The policy change regarding recertifications for fixed-income households mirrors one included in Representatives Ed Perlmutter (D-CO) and Steve Stivers (R-OH) bill, H.R. 233, which was introduced as a stand-alone bill in January 2015. The bill would allow for three-year income recertifications for fixed income households. H.R. 233 passed the House on March 23 and was referred to the Senate, where it has yet to be considered.

Representative Luetkemeyer’s bill also includes four single-issue policy bills that were not part of AHSSIA/SEVRA but were passed in the House with minimal opposition on July 14 (see Memo, 7/20). Three of these bills, the “Homes for Heroes Act of 2015” sponsored by Representative Al Green (D-TX), the “Housing Assistance Efficiency Act” sponsored by Representative Scott Peters (D-CA), and the “Preservation Enhancement and Savings Opportunity Act of 2015” sponsored by Representative Erik Paulsen (R-MN), have yet to be considered in the Senate. The policies sought by the fourth bill, the “Private Investment in Housing Act of 2015” sponsored by Representative Dennis Ross (R-FL), were requested by HUD in its FY16 budget and were included in the Senate Appropriations Committee’s FY16 HUD funding bill.

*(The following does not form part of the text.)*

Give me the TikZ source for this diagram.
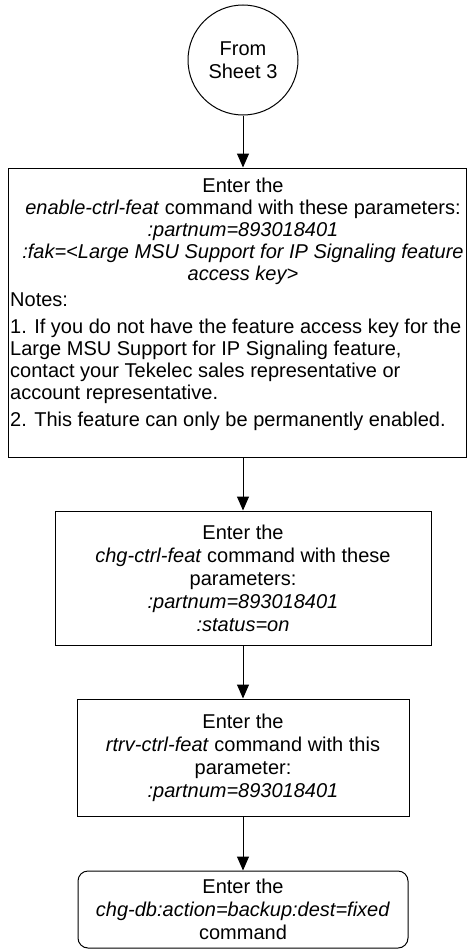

H.R. 3700 includes new policy proposals to:

  • limit tenancy by public housing residents with incomes above 120% of area median,
  • allow public housing agencies to create replacement reserves (a policy change HUD requested in its FY16 budget),
  • extend the Family Unification Program to younger youth,
  • create policies for inspections of units owned by public housing agencies,
  • make changes to utility reimbursements, and
  • create a rural multifamily housing revitalization program.

The bill was referred to the House Committee on Financial Services. While the H.R. 3700 was introduced with Mr. Luetkemeyer as the sole sponsor, the bill could gain bipartisan support as it moves forward. NLIHC will provide further analysis in the next issue of Memo to Members.